Menurut WHRN, penderita albinisme, penderita autisme dan Down’s Syndrome kerap dicap sebagai dukun santet. Adapun, tuduhan serupa yang dilayangkan pada perempuan baya tak lebih dari dalih untuk menyerobot tanah dan harta benda korban.
Yang menyatukan semua kasus ini adalah kurangnya respon dari perangkat yudisial setempat dan kekebalan hukum yang dinikmati oleh para pelaku. Dalam catatan sejarah, menuding seseorang sebagai dukun santet terus digunakan untuk menjustifikasi kekejaman yang dilakukan oleh pemuka agama patriarkis (contohnya: Salem witch trials di medio 1690-an).
Lebih jauh, pakar seperti Foxtcroft yakin bahwa pelanggaran HAM yang erat hubungannya dengan tuduhan dukun santet justru tumbuh subur lantaran pemuka agama yang getol menyebarkan ajaran berbahaya tentang dukun santet untuk mengeksploitasi dan mendapatkan uang dari publik yang ketakutan.
Menurut laporan tahun 2009 yang dikeluarkan oleh United Nations High Commissioner for Refugees, DRC memiliki ribuan gereja yang mendapatkan dana dari praktek pengusiran setan. Meski pemerintah melarang tuduhan dukun santet terhadap anak di bawah umur, hampir 50 ribu anak dipercaya masih disekap di tempat peribatan menunggu khotbah penyelamatan. Mereka juga terancam jadi korban kekerasan, penyiksaan, dan pembunuhan yang dilakukan dengan dalih pembersihan spiritual.
“Para penyerang kerap terpicu oleh konteks finansial, kultural, sosial dan spiritual yang memungkinkan mitos tentang dukun santet menyebar, salah satunya adalah kepercayaan bahwa bagian tubuh penderita albinisme bisa membawa rezeki dan nasib baik,” jelas rekan penyelenggara Ikponwosa Ero, orang pertama yang jadi pakar indepeden PBB tentang hak asasi manusia penderita albinisme.
Ero melanjutkan ada faktor kurangnya kesadaran bahwa kasus-kasus ini lazim terjadi dan minimnya pemahaman tentang apa yang harus dilakukan untuk menghentikannya.

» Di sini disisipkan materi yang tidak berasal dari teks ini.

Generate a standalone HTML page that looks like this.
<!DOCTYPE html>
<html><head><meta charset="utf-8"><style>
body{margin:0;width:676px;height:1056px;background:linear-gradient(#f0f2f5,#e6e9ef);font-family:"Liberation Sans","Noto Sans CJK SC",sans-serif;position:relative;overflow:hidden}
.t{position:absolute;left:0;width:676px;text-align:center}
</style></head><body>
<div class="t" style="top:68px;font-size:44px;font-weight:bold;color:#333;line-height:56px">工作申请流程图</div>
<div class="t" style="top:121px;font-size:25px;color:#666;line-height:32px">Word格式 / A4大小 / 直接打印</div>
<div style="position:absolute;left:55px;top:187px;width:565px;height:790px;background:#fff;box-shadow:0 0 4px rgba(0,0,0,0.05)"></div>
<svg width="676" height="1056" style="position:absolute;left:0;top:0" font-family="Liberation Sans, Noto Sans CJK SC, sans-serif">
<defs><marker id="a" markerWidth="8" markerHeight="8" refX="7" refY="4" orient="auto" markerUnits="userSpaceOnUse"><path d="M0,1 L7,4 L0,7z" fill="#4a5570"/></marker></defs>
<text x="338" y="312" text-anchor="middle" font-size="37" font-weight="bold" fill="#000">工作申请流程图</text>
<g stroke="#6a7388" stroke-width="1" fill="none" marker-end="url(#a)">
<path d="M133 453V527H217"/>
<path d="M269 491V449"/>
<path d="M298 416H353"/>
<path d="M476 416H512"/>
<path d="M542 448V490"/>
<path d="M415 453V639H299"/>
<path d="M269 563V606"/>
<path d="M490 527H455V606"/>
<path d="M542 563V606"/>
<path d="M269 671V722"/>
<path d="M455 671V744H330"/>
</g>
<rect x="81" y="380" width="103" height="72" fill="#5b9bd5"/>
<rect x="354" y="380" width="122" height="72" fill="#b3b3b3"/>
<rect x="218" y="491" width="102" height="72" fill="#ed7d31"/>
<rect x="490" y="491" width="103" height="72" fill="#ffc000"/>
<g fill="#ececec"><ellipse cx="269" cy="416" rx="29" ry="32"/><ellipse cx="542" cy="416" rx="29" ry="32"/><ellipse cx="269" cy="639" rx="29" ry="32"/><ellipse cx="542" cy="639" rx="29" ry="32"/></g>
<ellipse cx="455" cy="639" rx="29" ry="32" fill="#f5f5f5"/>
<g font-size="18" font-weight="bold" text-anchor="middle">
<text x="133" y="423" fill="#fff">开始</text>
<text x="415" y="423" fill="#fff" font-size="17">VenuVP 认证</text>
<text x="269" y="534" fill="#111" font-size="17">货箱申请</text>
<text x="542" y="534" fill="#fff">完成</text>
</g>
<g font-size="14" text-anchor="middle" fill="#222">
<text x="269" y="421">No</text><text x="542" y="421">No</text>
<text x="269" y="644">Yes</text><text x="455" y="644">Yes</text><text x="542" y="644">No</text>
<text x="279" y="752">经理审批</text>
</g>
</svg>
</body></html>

Perubahan positif baru terjadi jika melibatkan reformasi di ranah budaya dan hukum. “Penegakan hukum saja tak cukup untuk memberangus kepercayaan ini,” jelas Ero. “namun, diskursus publik, dukungan sosial bagi anggota masyarakat yang rentan jadi korban (misalnya, penderita albinisme) dan representasi positif dari kondisi mereka, bisa memicu perubahan.”
Namun seiring munculnya pergeseran global seperti bencana alam, kelaparan, perang dan kericuhan politik yang memicu maraknya tuduhan dukun santet makin santer terjadi, usaha untuk memerangi persekusi mereka yang disangka dukun santet harus ditingkatkan.

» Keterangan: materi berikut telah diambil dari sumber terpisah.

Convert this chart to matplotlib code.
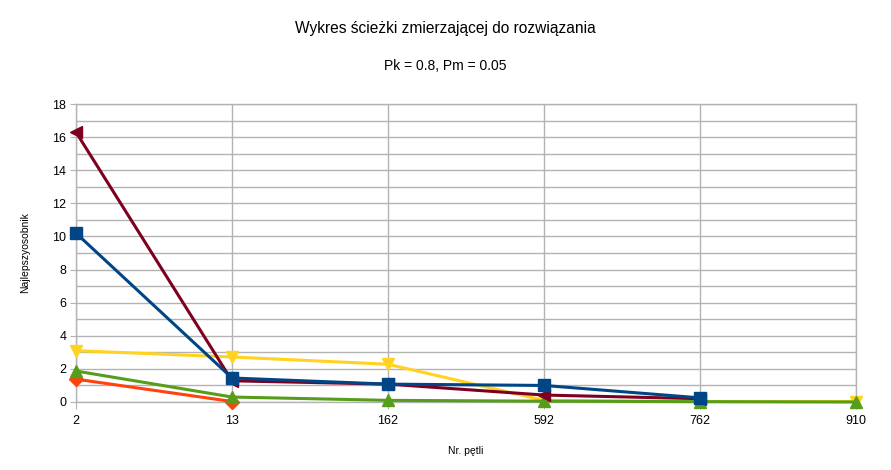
import numpy as np
from matplotlib import pyplot as plt

plt.rcParams['font.family'] = ['Liberation Sans', 'DejaVu Sans']

loops = ['2', '13', '162', '592', '762', '910']
nan = np.nan
s_blue = [10.2, 1.45, 1.08, 1.0, 0.25, nan]
s_orange = [1.38, 0.03, nan, nan, nan, nan]
s_yellow = [3.1, 2.72, 2.28, 0.1, 0.03, 0.03]
s_green = [1.87, 0.3, 0.1, 0.05, 0.02, 0.0]
s_maroon = [16.3, 1.28, 1.08, 0.42, 0.2, nan]

series = [
    (s_orange, '#ff420e', 'D', 7),
    (s_yellow, '#ffd320', 'v', 9),
    (s_green, '#579d1c', '^', 9),
    (s_maroon, '#7e0021', '<', 9),
    (s_blue, '#004586', 's', 8),
]


def draw():
    fig = plt.figure(figsize=(8.91, 4.70), dpi=100)
    ax = fig.add_axes([76 / 891, 68 / 470, 780 / 891, 298 / 470])
    x = np.arange(len(loops))
    for z, (vals, col, mk, ms) in enumerate(series):
        ax.plot(x, vals, color=col, lw=2.2, marker=mk, markersize=ms,
                zorder=3 + z, clip_on=False)

    ax.set_xlim(0, len(loops) - 1)
    ax.set_ylim(0, 18)
    ax.set_xticks(x)
    ax.set_xticklabels(loops, fontsize=9)
    ax.set_yticks(np.arange(0, 19, 2))
    ax.set_yticks(np.arange(0, 19, 1), minor=True)
    ax.tick_params(axis='y', which='major', labelsize=9, length=4, color='#b3b3b3', pad=3)
    ax.tick_params(axis='y', which='minor', length=0)
    ax.tick_params(axis='x', length=5, color='#b3b3b3', pad=4)
    ax.grid(True, which='both', axis='y', color='#b3b3b3', lw=1)
    ax.grid(True, which='major', axis='x', color='#b3b3b3', lw=1)
    ax.set_axisbelow(True)
    for sp in ax.spines.values():
        sp.set_color('#b3b3b3')
        sp.set_linewidth(1)

    ax.set_xlabel('Nr. pętli', fontsize=7.5, labelpad=14)
    ax.set_ylabel('Najlepszyosobnik', fontsize=7.5, labelpad=16)
    fig.text(0.5, 1 - 28 / 470, 'Wykres ścieżki zmierzającej do rozwiązania',
             ha='center', va='center', fontsize=11.2)
    fig.text(0.5, 1 - 66 / 470, 'Pk = 0.8, Pm = 0.05',
             ha='center', va='center', fontsize=10)
    fig.savefig('out.png', dpi=100)


if __name__ == "__main__":
    draw()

Menurut laporan PBB tahun 2009, krisis-krisis seperti ini bisa dengan mudah meruntuhkan “jaringan pengaman berbasis masyarakat… Dalam kondisi yang serba tak pasti ini, ketika organisasi sosial lama dan baru masih kewalahan,” demikian tertulis dalam laporan itu. “Keresahan yang muncul kemungkinan besar berubah menjadi kecurigaan dan ketakutan sosial.”
Di Angola dan DRC, konflik berkepanjangan telah meruntuhkan jaringan komunitas dan keluarga, menyebabkan lonjakan tuduhan dukun santet terhadap anak-anak. Para organisator dari PBB berharap konferensi di Jenewa bisa meningkatkan pemahaman akan kekerasan berbasis tuduhan dukun santet di kalangan mereka-mereka yang punya peran penting dalam menghentikan praktik kekerasan ini, mulai dari polisi, pengacara hingga duta besar, serta para pembuat kebijakan. Yang paling penting, menurut Foxcroft, konferensi ini akan jadi awal “dari proses panjang menemukan solusi yang diperlukan untuk menghentikan pembunuhan dan penyiksaan orang-orang tak bersalah.”